Abelian Group Factored by Prime

Theorem

Let $G$ be a finite abelian group.

Let $p$ be a prime.

Factor the order of $G$ as:

$\order G = m p^n$

such that $p$ does not divide $m$.

Then:

$G = H \times K$

where:

$H = \set {x \in G : x^{p^n} = e}$

and:

$K = \set {x \in G : x^m = e}$

Furthermore:

$\order H = p^n$

Corollary

A finite abelian group $G$ can be factored as follows:

Let $\order G = \ds \prod_{i \mathop = 1}^k p_i^{n_i}$ be the prime factorisation of the order of $G$.

Then we have $G = \ds \prod_{i \mathop = 1}^k H_i$, where $H_i = \set {x \in G : x^{p_i^{n_i} } = e}$.

This factorisation is unique up to ordering of the factors.

Proof

From Subgroup of Elements whose Order Divides Integer, both $H$ and $K$ are subgroups of $G$.

Also, because $G$ is abelian, $H$ and $K$ are normal by Subgroup of Abelian Group is Normal.

In order to prove $G = H \times K$, by the Internal Direct Product Theorem it suffices to show that $G = H K$ and $H \cap K = \set e$.

Since we have $\gcd \set {m, p^n} = 1$, there are integers $s$ and $t$ such that $1 = s m + t p^n$ by Bézout's Identity.
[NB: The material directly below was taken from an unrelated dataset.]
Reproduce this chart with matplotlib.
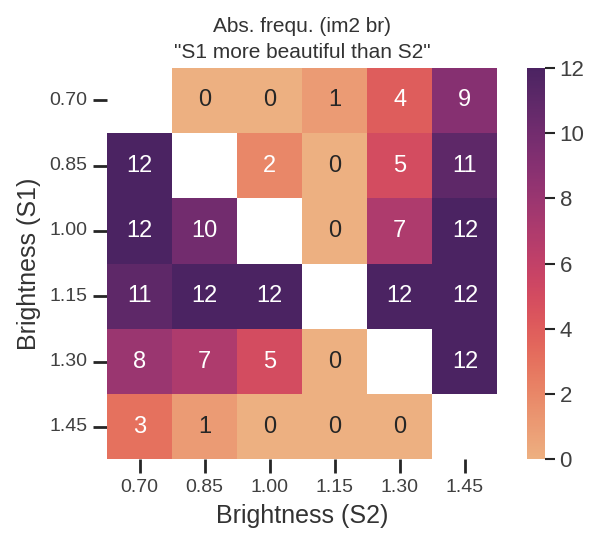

Let $s$ and $t$ be two such integers.

So:

$\forall x \in G: x = x^{s m + t p^n} = x^{s m} x^{t p^n}$

From Element to Power of Group Order is Identity:

$x^{\order G} = e$

Therefore:

$\paren {x^{s m} }^{p^n} = \paren {x^{p^n m} }^s = e^s = e$

and:

$\paren {x^{t p^n} }^m = \paren {x^{p^n m} }^t = e^t = e$

By definition, $x^{s m} \in H$ and $x^{t p^n} \in K$.

We conclude that $G = H K$.

Now suppose that some $x \in H \cap K$.

Then $x^{p^n} = e = x^m$, so from Element to Power of Multiple of Order is Identity $\order x$ divides both $p^n$ and $m$.

Since $p$ does not divide $m$, it follows that $\order x = 1$.

Therefore, by Identity is Only Group Element of Order 1:

$x = e$

Thus:

$H \cap K = \set e$

It follows that $G = H \times K$.

Suppose that $p \divides \order K$.

From Cauchy's Lemma (Group Theory), this implies that there is some element (call it $k$) of $K$ with order $p$.

But we also have $k^m = e$ from the definition of $K$, so by Element to Power of Multiple of Order is Identity we must have $p \divides m$, a contradiction.

We conclude that:

$p$ does not divide $\order K$

It follows that:

$p^n \divides \order H$

Aiming for a contradiction, suppose a prime $q$ (with $q \ne p$) divides $\order H$.

Again from Cauchy's Lemma (Group Theory), this implies that there is some element $h$ of $H$ with order $q$.

But since $h^{p^n} = e$ from the definition of $H$, Element to Power of Multiple of Order is Identity gives us $q \divides p^n$, a contradiction.

It follows by Proof by Contradiction that $q$ does not divide $\order H$.

We conclude $\order H = p^n$, as desired.

$\blacksquare$